Internet Protocol Television (IPTV) is a service that uses the internet or a local area network (LAN) to deliver TV services, rather than via cable, terrestrial or satellite. It is generally very similar to cable TV (CATV) services in its implementation and functionality.
Often it is available through only specific providers, or relies on hardware like a set-top box. An example of IPTV is Foxtel Over Internet, or the Telstra T-Box.
Internet Television tends to be more open in its business models. It does not rely on a specific provider or device. Rather, it just uses the internet in general to distribute its content. Examples of Internet Television are Netflix and Quickflix.
A complete definition of each of these terms is not the purpose of this article, so we won’t go in to it any further. We’re here to run you through what is available for Aussies, and what they key differences between these services are.
What you need
A word of warning: being internet-based services, any IPTV or Internet TV video content that you stream is going to use up your monthly cap. Streaming a film will use up just as much data as downloading it would, which is something to keep in mind if you have a limited cap. You’ll need a large monthly allowance if you’re planning on consuming a lot of content.
Some broadband plans do not count anything watched on specific services as counting towards your usage. These unmetered deals are worth looking out for, but not every service will have them available.

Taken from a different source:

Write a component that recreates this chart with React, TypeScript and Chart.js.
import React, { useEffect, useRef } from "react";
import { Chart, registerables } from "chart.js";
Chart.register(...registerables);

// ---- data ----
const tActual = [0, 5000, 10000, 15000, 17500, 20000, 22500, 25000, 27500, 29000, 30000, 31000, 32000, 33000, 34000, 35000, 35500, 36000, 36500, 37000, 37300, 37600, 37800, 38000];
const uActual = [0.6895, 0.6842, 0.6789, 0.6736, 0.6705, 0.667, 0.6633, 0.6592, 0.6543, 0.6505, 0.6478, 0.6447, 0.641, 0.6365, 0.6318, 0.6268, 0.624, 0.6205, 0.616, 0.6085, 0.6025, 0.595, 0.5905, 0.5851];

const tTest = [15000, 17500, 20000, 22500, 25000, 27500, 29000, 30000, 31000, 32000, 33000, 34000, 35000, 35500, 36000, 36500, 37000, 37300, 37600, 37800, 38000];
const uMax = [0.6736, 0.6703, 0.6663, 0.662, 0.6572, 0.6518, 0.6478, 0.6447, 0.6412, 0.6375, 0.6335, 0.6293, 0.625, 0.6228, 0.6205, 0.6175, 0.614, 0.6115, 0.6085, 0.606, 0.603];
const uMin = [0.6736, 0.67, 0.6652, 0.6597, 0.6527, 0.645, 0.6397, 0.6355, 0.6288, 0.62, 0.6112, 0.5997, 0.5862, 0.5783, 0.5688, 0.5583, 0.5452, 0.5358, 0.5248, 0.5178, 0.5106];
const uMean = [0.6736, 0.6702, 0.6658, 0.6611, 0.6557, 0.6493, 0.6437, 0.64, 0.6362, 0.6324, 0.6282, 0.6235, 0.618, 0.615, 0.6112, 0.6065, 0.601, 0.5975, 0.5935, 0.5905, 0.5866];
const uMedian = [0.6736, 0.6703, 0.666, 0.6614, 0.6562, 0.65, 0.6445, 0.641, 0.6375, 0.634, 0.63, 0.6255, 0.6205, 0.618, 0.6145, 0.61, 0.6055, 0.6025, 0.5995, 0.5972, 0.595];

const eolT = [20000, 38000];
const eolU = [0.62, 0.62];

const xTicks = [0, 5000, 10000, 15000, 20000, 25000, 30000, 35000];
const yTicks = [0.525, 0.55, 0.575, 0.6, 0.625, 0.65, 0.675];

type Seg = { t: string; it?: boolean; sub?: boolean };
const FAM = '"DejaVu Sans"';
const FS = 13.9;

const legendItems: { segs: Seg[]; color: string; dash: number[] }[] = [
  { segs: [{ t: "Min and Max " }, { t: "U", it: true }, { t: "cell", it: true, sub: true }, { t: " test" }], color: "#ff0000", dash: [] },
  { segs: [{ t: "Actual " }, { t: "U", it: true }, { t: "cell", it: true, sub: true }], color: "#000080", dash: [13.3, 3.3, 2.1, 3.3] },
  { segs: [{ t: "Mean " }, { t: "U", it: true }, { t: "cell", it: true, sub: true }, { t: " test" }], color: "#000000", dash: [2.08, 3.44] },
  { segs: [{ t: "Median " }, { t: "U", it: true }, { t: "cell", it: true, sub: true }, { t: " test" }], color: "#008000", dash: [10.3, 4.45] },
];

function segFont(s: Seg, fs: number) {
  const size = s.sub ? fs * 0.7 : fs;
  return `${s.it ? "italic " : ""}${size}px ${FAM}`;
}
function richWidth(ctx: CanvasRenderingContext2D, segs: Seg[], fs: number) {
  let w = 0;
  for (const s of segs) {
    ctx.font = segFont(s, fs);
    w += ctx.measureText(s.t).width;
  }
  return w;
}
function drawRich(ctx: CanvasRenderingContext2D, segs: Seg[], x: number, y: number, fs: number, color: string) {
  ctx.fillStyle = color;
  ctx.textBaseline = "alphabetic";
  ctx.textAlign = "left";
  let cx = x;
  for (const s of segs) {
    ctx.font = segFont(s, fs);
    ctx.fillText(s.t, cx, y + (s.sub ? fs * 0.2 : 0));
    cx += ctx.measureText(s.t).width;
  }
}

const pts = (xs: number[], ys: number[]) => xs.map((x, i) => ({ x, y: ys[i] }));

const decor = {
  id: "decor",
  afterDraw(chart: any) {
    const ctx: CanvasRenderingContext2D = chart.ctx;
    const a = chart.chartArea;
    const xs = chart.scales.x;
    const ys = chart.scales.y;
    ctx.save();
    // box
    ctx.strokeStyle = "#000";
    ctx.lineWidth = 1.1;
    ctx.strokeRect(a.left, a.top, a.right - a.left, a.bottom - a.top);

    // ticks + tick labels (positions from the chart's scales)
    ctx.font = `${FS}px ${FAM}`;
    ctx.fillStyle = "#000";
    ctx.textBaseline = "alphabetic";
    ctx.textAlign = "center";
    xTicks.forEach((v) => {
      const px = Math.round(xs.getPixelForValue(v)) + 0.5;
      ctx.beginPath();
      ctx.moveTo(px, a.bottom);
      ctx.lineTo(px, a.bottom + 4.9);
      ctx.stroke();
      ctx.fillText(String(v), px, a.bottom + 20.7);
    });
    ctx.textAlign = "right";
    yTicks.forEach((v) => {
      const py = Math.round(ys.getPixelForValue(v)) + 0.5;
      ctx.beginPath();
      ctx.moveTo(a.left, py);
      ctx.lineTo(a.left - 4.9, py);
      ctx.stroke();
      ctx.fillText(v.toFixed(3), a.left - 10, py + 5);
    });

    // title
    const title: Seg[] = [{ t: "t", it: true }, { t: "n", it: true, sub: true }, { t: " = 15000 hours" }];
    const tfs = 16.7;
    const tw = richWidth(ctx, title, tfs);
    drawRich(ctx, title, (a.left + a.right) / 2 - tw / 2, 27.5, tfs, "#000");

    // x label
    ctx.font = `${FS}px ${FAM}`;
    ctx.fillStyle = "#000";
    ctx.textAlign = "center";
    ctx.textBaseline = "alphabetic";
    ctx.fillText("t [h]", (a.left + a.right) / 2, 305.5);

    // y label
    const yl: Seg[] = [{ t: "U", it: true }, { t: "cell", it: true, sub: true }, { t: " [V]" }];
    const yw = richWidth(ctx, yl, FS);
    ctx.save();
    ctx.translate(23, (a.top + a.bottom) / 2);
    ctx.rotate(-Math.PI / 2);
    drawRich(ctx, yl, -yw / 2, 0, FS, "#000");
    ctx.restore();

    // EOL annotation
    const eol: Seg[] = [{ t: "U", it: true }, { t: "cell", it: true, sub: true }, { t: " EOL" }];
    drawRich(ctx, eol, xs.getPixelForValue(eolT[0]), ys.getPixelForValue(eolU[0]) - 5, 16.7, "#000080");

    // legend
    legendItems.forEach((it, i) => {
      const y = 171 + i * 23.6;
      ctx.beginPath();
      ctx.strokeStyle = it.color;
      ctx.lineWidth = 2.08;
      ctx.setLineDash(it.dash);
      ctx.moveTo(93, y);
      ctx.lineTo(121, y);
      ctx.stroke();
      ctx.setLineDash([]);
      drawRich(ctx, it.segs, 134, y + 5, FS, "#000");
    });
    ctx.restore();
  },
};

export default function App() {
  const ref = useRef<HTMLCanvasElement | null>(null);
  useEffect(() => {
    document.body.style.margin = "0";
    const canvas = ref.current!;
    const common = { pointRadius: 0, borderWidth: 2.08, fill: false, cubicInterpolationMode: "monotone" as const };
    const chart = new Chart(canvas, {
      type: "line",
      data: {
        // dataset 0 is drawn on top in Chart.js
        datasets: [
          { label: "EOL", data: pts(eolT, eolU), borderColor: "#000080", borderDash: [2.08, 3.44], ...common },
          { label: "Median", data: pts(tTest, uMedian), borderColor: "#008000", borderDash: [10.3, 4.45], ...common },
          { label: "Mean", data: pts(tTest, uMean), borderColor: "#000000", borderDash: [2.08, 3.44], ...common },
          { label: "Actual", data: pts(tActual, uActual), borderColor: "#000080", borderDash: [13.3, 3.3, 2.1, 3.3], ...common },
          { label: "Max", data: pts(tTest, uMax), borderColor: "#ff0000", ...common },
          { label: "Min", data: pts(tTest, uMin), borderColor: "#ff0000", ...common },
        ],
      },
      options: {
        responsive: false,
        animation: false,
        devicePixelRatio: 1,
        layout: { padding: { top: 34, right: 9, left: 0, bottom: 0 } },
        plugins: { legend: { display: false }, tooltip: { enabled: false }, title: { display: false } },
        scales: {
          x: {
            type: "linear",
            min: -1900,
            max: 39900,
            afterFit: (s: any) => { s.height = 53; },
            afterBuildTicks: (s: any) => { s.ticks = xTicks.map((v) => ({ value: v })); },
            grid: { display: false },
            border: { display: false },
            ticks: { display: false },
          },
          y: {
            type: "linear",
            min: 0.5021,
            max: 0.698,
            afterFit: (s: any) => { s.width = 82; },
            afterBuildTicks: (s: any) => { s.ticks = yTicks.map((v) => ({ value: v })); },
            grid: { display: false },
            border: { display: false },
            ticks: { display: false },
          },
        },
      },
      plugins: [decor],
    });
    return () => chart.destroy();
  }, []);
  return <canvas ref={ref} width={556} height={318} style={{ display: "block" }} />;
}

Speed is also a factor. If you have trouble streaming YouTube in HD then you might run in to problems with any other streamed video, especially if you share your connection with other users.
Foxtel Play (formerly Foxtel on Internet) is just like Foxtel, except you don’t need a set-top box or cable installation to get your video content. The pricing is a little different, and there are fewer channels overall, but you have more control over what you pay for.
You’ll still pay a monthly subscription fee, but there’s no lock-in contracts. This means you can experiment with various packages and see what you actually end up watching. You can even just sign up for a single month if there’s a specific sporting event you want to watch. There’s no ongoing commitment.
It’s important to note that Foxtel Play is not a video on demand (VoD) service. Just like on regular Foxtel, programs and movies air at certain times and can be paused or rewound, but not viewed anytime at your leisure.
Fetch TV is a textbook IPTV service. To get set up you need to buy a set-top box to plug in to your TV, modem and TV antenna. You can usually choose between a white and black box. After that there’s also a monthly subscription, which is a minimum commitment of 24 months.
A lot of ISPs offer Fetch TV as part of their broadband bundle deals. These deals tend to regard Fetch TV as unmetered content, meaning it won’t impact your download quota. If your provider offers Fetch, it’s a good idea to consider going through them, instead of buying it from a retailer.
In terms of what you get, Fetch TV lets you record free-to-air TV, rent movies, view catch-up TV, install apps and view a select set of movies on demand each month. You can add-on additional packages that have some familiar and popular channels. There is also a diverse range of international content, separated in to packages based on language such as Hindi, Korean, Pinoy and a few others.
Also owned by Foxtel, Presto! is solely a movie-streaming service. There are no TV series or sports options. Everything is on-demand.
There is no lock-in contract or ongoing commitment of any kind. You don’t need a set-top box or special hardware.
Presto’s real draw card is that many of its movie titles are newer than you’d expect to find on a subscription service. If that’s not important to you don’t fret; there are still some older titles on there, too. It’s a bit of something for everyone.
TPG IPTV is a little different. So long as you’re a TPG subscriber, and have a TPG IPTV-compatible modem, you can sign up to the service for $0 setup and $0 per month. It’s just an added perk for any TPG member that wants it, although availability is limited to certain areas.
The only cost you might incur is the modem, if you don’t have one already. You’ll also need a PC or tablet to stream it through.
The service itself offers various channels, with a strong focus on foreign and global content.
Quickflix is closely modelled on the world-famous (although currently unavailable in Australia) streaming service: Netflix. For a monthly subscription fee, you get access to a database of movies, TV shows and documentaries. These are all available on-demand at the click of a button.
Members can also have DVDs and Blu-Rays mailed out to them for a fee. These must be returned after a set amount of time, but tend to be more-recent titles than those available for streaming.
Apple TV is purely a rental service. First you buy the set-top box, then you browse Apple’s library and select what movie or show you want to watch. You will have access to anything you rent for a limited amount of time. You can choose between standard definition (SD) and HD content, the latter of which is usually a bit more expensive.
This is Android’s answer to Apple TV. It’s basically the same, except that the content and pricing differs slightly. You won’t need to buy an expensive set top box, but if your TV is not compatible then you will need to buy a Chromecast USB dongle. These are generally pretty affordable.
The T-Box is a strange mix of hardware and content. The set-top box itself can be bought either as a monthly instalment over 2 years, or you can save yourself some cash and purchase it outright.
Once you have it you can rent movies or TV shows, watch free to air, access BigPond Internet TV and BigPond videos, get on to YouTube or use it as a way to get Foxtel on Internet.